McDonald’s launched a delivery service, catering to office workers who often have to eat in and mothers who need quick afternoon snacks for their kids and friends.
Coffee shop giant Starbucks approached its Korean consumers with a show of their understanding of local culture. In traditional Insa-dong in downtown Seoul, when Koreans showed opposition to the Seattle-based company’s expansion plan into the historic area boasting museums, antique stores and vintage shops, instead of using their power and influence, they changed the lettering of the store into the Korean alphabet Hangul, and redecorated the store in traditional Korean style. The Starbucks location near City Hall in Seoul also showcases traditional Korean culture, with much of its interior constructed with material reclaimed from old buildings.
Retail giants Wal-Mart and Carrefour, on the other hand, both floundered in the local markets and sold off their businesses in 2006. Analysts argue that they had not “localized enough” and failed to understand the uniqueness of Korean consumers.
Korea is fairly new to foreign brands. Its expanding market started to get noticed in the 1980′s, but it wasn’t until restrictions on overseas travel by South Korean citizens were lifted in 1989 that the country and the people opened up to the new world of overseas products.
Yet, international brands often pick Korea as their test market.
Don Southerton, of Denver-based Bridging Culture Worldwide, specializes in helping foreign companies invest in Korea. He worked with firms such as KIA and Hyundai bridging their cultural gaps as they entered the U.S. market, while also helping companies such as Eddie Bauer, Natori and Smashburger who are looking to enter the Korean market.
From his point of view, Korea is a great place for companies looking to expand into Asia as a test market, as Koreans tend to be trend setters around Asia, thanks to the Korean Wave, or Hallyu, which has swept across most of Asia.

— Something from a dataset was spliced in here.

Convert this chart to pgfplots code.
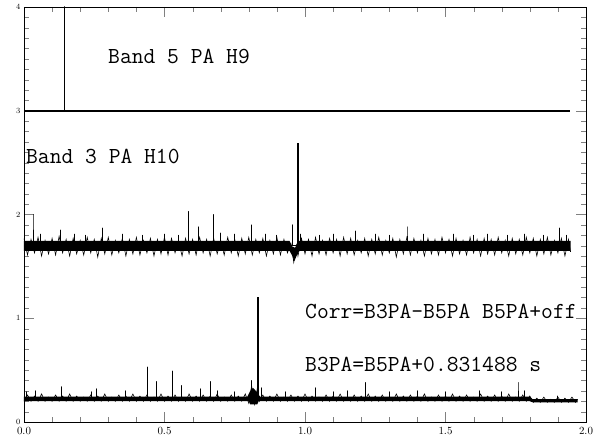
\documentclass[border=0pt]{standalone}
\usepackage{pgfplots}
\pgfplotsset{compat=1.18}
\begin{document}
\begin{tikzpicture}
\begin{axis}[
  scale only axis, width=562bp, height=415bp,
  xmin=0, xmax=2, ymin=0, ymax=4,
  xtick={0,0.5,1,1.5,2},
  ytick={0,1,2,3,4},
  minor x tick num=4, minor y tick num=9,
  tick align=inside, major tick length=10bp, minor tick length=5bp,
  xticklabel style={font=\sffamily\fontsize{10.5}{11}\selectfont, yshift=-2bp, /pgf/number format/.cd, fixed, fixed zerofill, precision=1},
  yticklabel style={font=\sffamily\fontsize{8.5}{9}\selectfont},
]
% ---------- Band 5 PA H9 ----------
\addplot[black, line width=1.6bp, line join=round] coordinates {
(0,3.0) (0.1435,3.0) (0.1435,4.0) (0.1435,3.0) (1.943,3.0)};
% ---------- Band 3 PA H10 : core ----------
\addplot[fill=black, draw=none] coordinates {
(0,1.65) (0.945,1.65) (0.955,1.60) (0.962,1.55) (0.970,1.60) (0.98,1.65) (1.945,1.65)
(1.945,1.745) (0.975,1.745) (0.965,1.68) (0.955,1.69) (0.945,1.745) (0,1.745)};
% ---------- Band 3 PA H10 : noise ----------
\addplot[black, line width=0.6bp] table {
0.0000 1.77
0.0125 1.61
0.0250 1.76
0.0375 1.63
0.0500 1.78
0.0625 1.60
0.0750 1.75
0.0875 1.62
0.1000 1.77
0.1125 1.61
0.1250 1.79
0.1375 1.63
0.1500 1.76
0.1625 1.60
0.1750 1.77
0.1875 1.62
0.2000 1.75
0.2125 1.61
0.2250 1.78
0.2375 1.63
0.2500 1.76
0.2625 1.59
0.2750 1.77
0.2875 1.62
0.3000 1.78
0.3125 1.61
0.3250 1.75
0.3375 1.63
0.3500 1.77
0.3625 1.60
0.3750 1.76
0.3875 1.62
0.4000 1.78
0.4125 1.61
0.4250 1.75
0.4375 1.63
0.4500 1.77
0.4625 1.60
0.4750 1.76
0.4875 1.62
0.5000 1.78
0.5125 1.61
0.5250 1.77
0.5375 1.63
0.5500 1.75
0.5625 1.60
0.5750 1.77
0.5875 1.62
0.6000 1.76
0.6125 1.61
0.6250 1.78
0.6375 1.63
0.6500 1.76
0.6625 1.60
0.6750 1.77
0.6875 1.62
0.7000 1.75
0.7125 1.61
0.7250 1.78
0.7375 1.63
0.7500 1.76
0.7625 1.60
0.7750 1.77
0.7875 1.62
0.8000 1.78
0.8125 1.61
0.8250 1.76
0.8375 1.63
0.8500 1.77
0.8625 1.60
0.8750 1.75
0.8875 1.62
0.9000 1.78
0.9125 1.61
0.9250 1.76
0.9375 1.63
0.9500 1.72
0.9600 1.54
0.9700 1.70
0.9750 1.60
0.9875 1.77
1.0000 1.62
1.0125 1.76
1.0250 1.60
1.0375 1.78
1.0500 1.62
1.0625 1.75
1.0750 1.61
1.0875 1.77
1.1000 1.63
1.1125 1.76
1.1250 1.60
1.1375 1.78
1.1500 1.62
1.1625 1.77
1.1750 1.61
1.1875 1.75
1.2000 1.63
1.2125 1.77
1.2250 1.60
1.2375 1.76
1.2500 1.62
1.2625 1.78
1.2750 1.61
1.2875 1.75
1.3000 1.63
1.3125 1.77
1.3250 1.59
1.3375 1.76
1.3500 1.62
1.3625 1.78
1.3750 1.61
1.3875 1.77
1.4000 1.63
1.4125 1.75
1.4250 1.60
1.4375 1.77
1.4500 1.62
1.4625 1.76
1.4750 1.61
1.4875 1.78
1.5000 1.63
1.5125 1.76
1.5250 1.60
1.5375 1.77
1.5500 1.62
1.5625 1.75
1.5750 1.61
1.5875 1.78
1.6000 1.63
1.6125 1.76
1.6250 1.60
1.6375 1.77
1.6500 1.62
1.6625 1.76
1.6750 1.61
1.6875 1.78
1.7000 1.63
1.7125 1.75
1.7250 1.60
1.7375 1.77
1.7500 1.62
1.7625 1.76
1.7750 1.61
1.7875 1.78
1.8000 1.63
1.8125 1.77
1.8250 1.60
1.8375 1.76
1.8500 1.62
1.8625 1.78
1.8750 1.61
1.8875 1.75
1.9000 1.63
1.9125 1.77
1.9250 1.60
1.9375 1.76
1.9450 1.64
};
% ---------- Band 3 spikes ----------
\addplot[black, line width=0.9bp, line join=round] coordinates {
(0.000,1.70) (0.032,1.70) (0.032,2.00) (0.032,1.70)
(0.060,1.70) (0.060,1.81) (0.060,1.70)
(0.130,1.70) (0.130,1.85) (0.130,1.70)
(0.180,1.70) (0.180,1.81) (0.180,1.70)
(0.220,1.70) (0.220,1.80) (0.220,1.70)
(0.280,1.70) (0.280,1.87) (0.280,1.70)
(0.350,1.70) (0.350,1.81) (0.350,1.70)
(0.420,1.70) (0.420,1.80) (0.420,1.70)
(0.500,1.70) (0.500,1.81) (0.500,1.70)
(0.550,1.70) (0.550,1.80) (0.550,1.70)
(0.587,1.70) (0.587,2.03) (0.587,1.70)
(0.620,1.70) (0.620,1.88) (0.620,1.70)
(0.673,1.70) (0.673,2.00) (0.673,1.70)
(0.700,1.70) (0.700,1.82) (0.700,1.70)
(0.750,1.70) (0.750,1.81) (0.750,1.70)
(0.808,1.70) (0.808,1.90) (0.808,1.70)
(0.860,1.70) (0.860,1.81) (0.860,1.70)
(0.900,1.70) (0.900,1.80) (0.900,1.70)
(0.957,1.70) (0.957,1.90) (0.957,1.70)
(0.985,1.70) (0.985,1.81) (0.985,1.70)
(1.050,1.70) (1.050,1.80) (1.050,1.70)
(1.100,1.70) (1.100,1.81) (1.100,1.70)
(1.180,1.70) (1.180,1.84) (1.180,1.70)
(1.250,1.70) (1.250,1.81) (1.250,1.70)
(1.300,1.70) (1.300,1.80) (1.300,1.70)
(1.363,1.70) (1.363,1.88) (1.363,1.70)
(1.420,1.70) (1.420,1.81) (1.420,1.70)
(1.527,1.70) (1.527,1.81) (1.527,1.70)
(1.600,1.70) (1.600,1.80) (1.600,1.70)
(1.650,1.70) (1.650,1.81) (1.650,1.70)
(1.720,1.70) (1.720,1.80) (1.720,1.70)
(1.780,1.70) (1.780,1.81) (1.780,1.70)
(1.850,1.70) (1.850,1.80) (1.850,1.70)
(1.904,1.70) (1.904,1.87) (1.904,1.70)
(1.930,1.70) (1.930,1.80) (1.930,1.70)
};
\addplot[black, line width=1.5bp] coordinates {(0.975,1.70) (0.975,2.69)};
% ---------- Corr : core ----------
\addplot[fill=black, draw=none] coordinates {
(0,0.20) (0.80,0.20) (0.805,0.17) (0.83,0.17) (0.835,0.20) (1.80,0.20) (1.81,0.19) (1.97,0.19)
(1.97,0.22) (1.81,0.22) (1.80,0.245) (0.84,0.245) (0.825,0.30) (0.815,0.33) (0.805,0.30) (0.795,0.245) (0,0.245)};
% ---------- Corr : noise ----------
\addplot[black, line width=0.6bp] table {
0.0000 0.20
0.0125 0.26
0.0250 0.20
0.0375 0.25
0.0500 0.20
0.0625 0.27
0.0750 0.20
0.0875 0.24
0.1000 0.20
0.1125 0.26
0.1250 0.20
0.1375 0.25
0.1500 0.20
0.1625 0.27
0.1750 0.20
0.1875 0.25
0.2000 0.20
0.2125 0.24
0.2250 0.20
0.2375 0.26
0.2500 0.20
0.2625 0.25
0.2750 0.20
0.2875 0.27
0.3000 0.20
0.3125 0.24
0.3250 0.20
0.3375 0.26
0.3500 0.20
0.3625 0.25
0.3750 0.20
0.3875 0.27
0.4000 0.20
0.4125 0.25
0.4250 0.20
0.4375 0.26
0.4500 0.20
0.4625 0.24
0.4750 0.20
0.4875 0.27
0.5000 0.20
0.5125 0.25
0.5250 0.20
0.5375 0.26
0.5500 0.20
0.5625 0.24
0.5750 0.20
0.5875 0.27
0.6000 0.20
0.6125 0.25
0.6250 0.20
0.6375 0.26
0.6500 0.20
0.6625 0.25
0.6750 0.20
0.6875 0.27
0.7000 0.20
0.7125 0.24
0.7250 0.20
0.7375 0.26
0.7500 0.20
0.7625 0.25
0.7750 0.20
0.7875 0.27
0.8000 0.18
0.8100 0.35
0.8200 0.17
0.8300 0.32
0.8375 0.20
0.8500 0.26
0.8625 0.20
0.8750 0.25
0.8875 0.20
0.9000 0.27
0.9125 0.20
0.9250 0.24
0.9375 0.20
0.9500 0.26
0.9625 0.20
0.9750 0.25
0.9875 0.20
1.0000 0.27
1.0125 0.20
1.0250 0.25
1.0375 0.20
1.0500 0.24
1.0625 0.20
1.0750 0.26
1.0875 0.20
1.1000 0.25
1.1125 0.20
1.1250 0.27
1.1375 0.20
1.1500 0.24
1.1625 0.20
1.1750 0.26
1.1875 0.20
1.2000 0.25
1.2125 0.20
1.2250 0.27
1.2375 0.20
1.2500 0.25
1.2625 0.20
1.2750 0.26
1.2875 0.20
1.3000 0.24
1.3125 0.20
1.3250 0.27
1.3375 0.20
1.3500 0.25
1.3625 0.20
1.3750 0.26
1.3875 0.20
1.4000 0.25
1.4125 0.20
1.4250 0.27
1.4375 0.20
1.4500 0.24
1.4625 0.20
1.4750 0.26
1.4875 0.20
1.5000 0.25
1.5125 0.20
1.5250 0.27
1.5375 0.20
1.5500 0.25
1.5625 0.20
1.5750 0.26
1.5875 0.20
1.6000 0.24
1.6125 0.20
1.6250 0.27
1.6375 0.20
1.6500 0.25
1.6625 0.20
1.6750 0.26
1.6875 0.20
1.7000 0.25
1.7125 0.20
1.7250 0.27
1.7375 0.20
1.7500 0.24
1.7625 0.20
1.7750 0.26
1.7875 0.20
1.8000 0.25
1.8125 0.19
1.8250 0.23
1.8375 0.19
1.8500 0.24
1.8625 0.19
1.8750 0.22
1.8875 0.19
1.9000 0.24
1.9125 0.19
1.9250 0.23
1.9375 0.19
1.9500 0.24
1.9625 0.19
1.9700 0.22
};
% ---------- Corr spikes ----------
\addplot[black, line width=0.9bp, line join=round] coordinates {
(0.000,0.22) (0.010,0.22) (0.010,0.29) (0.010,0.22)
(0.040,0.22) (0.040,0.30) (0.040,0.22)
(0.135,0.22) (0.135,0.34) (0.135,0.22)
(0.240,0.22) (0.240,0.29) (0.240,0.22)
(0.257,0.22) (0.257,0.32) (0.257,0.22)
(0.362,0.22) (0.362,0.30) (0.362,0.22)
(0.440,0.22) (0.440,0.53) (0.440,0.22)
(0.473,0.22) (0.473,0.39) (0.473,0.22)
(0.528,0.22) (0.528,0.49) (0.528,0.22)
(0.561,0.22) (0.561,0.35) (0.561,0.22)
(0.627,0.22) (0.627,0.32) (0.627,0.22)
(0.663,0.22) (0.663,0.39) (0.663,0.22)
(0.690,0.22) (0.690,0.30) (0.690,0.22)
(0.750,0.22) (0.750,0.29) (0.750,0.22)
(0.810,0.22) (0.810,0.40) (0.810,0.22)
(0.846,0.22) (0.846,0.33) (0.846,0.22)
(0.930,0.22) (0.930,0.29) (0.930,0.22)
(1.036,0.22) (1.036,0.33) (1.036,0.22)
(1.100,0.22) (1.100,0.29) (1.100,0.22)
(1.150,0.22) (1.150,0.30) (1.150,0.22)
(1.216,0.22) (1.216,0.38) (1.216,0.22)
(1.300,0.22) (1.300,0.29) (1.300,0.22)
(1.400,0.22) (1.400,0.30) (1.400,0.22)
(1.500,0.22) (1.500,0.29) (1.500,0.22)
(1.620,0.22) (1.620,0.30) (1.620,0.22)
(1.700,0.22) (1.700,0.29) (1.700,0.22)
(1.758,0.22) (1.758,0.38) (1.758,0.22)
(1.780,0.22) (1.780,0.30) (1.780,0.21)
(1.900,0.21) (1.900,0.25) (1.900,0.21)
};
\addplot[black, line width=1.5bp] coordinates {(0.832,0.22) (0.832,1.20)};
% ---------- texts ----------
\node[anchor=west, inner sep=0pt, font=\ttfamily\fontsize{23}{23}\selectfont] at (axis cs:0.299,3.52) {Band 5 PA H9};
\node[anchor=west, inner sep=0pt, font=\ttfamily\fontsize{23}{23}\selectfont] at (axis cs:0.007,2.56) {Band 3 PA H10};
\node[anchor=west, inner sep=0pt, font=\ttfamily\fontsize{23}{23}\selectfont] at (axis cs:1.0,1.07) {Corr=B3PA-B5PA B5PA+off};
\node[anchor=west, inner sep=0pt, font=\ttfamily\fontsize{23}{23}\selectfont] at (axis cs:1.0,0.55) {B3PA=B5PA+0.831488 s};
\end{axis}
\useasboundingbox (-24bp,-26bp) rectangle (586bp,422bp);
\end{tikzpicture}
\end{document}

“I’m not sure it’s actually that the Korean consumer is ‘different,’ but especially with technology, Koreans are early adopters,” he said. “The key factor in launching products in Korea is that it’s a highly connected and responsive, homogenous, well-educated population living in concentrated metropolitan areas, which in turn makes it easy to target a specific and defined group of consumers. I’d say it was the perfect consumer test market.”
Sometimes, successful foreign brands change the local culture.
“Just ten years ago, there was no place for women to really hang out after a meal,” says Lee Su-jin, a 29-year-old kindergarten teacher. “Now, with coffee shops, or brunch restaurants, there are many options that were never here without the influence of the foreign companies and TV shows.”
Now, local coffee shops like Caffe Bene and Angel-in-Us fill every street corner.
Southerton notes that trends in Korean consumerism are changing.
“Korea’s white collar consumers demand quality, innovation and design appeal. In addition, I see the trend toward ‘green’ and well-being an aspect.”
Amy Jackson, the president of the American Chamber of Commerce in Seoul, feels that companies who wish to succeed in the Korean market should form mutually beneficial relationships and trust with local partners.
“For U.S. companies interested in entering the market, we advise them to take time to learn about the local population, and be sure to take advantage of all the resources that are available to help them succeed in the Korean market,” she said.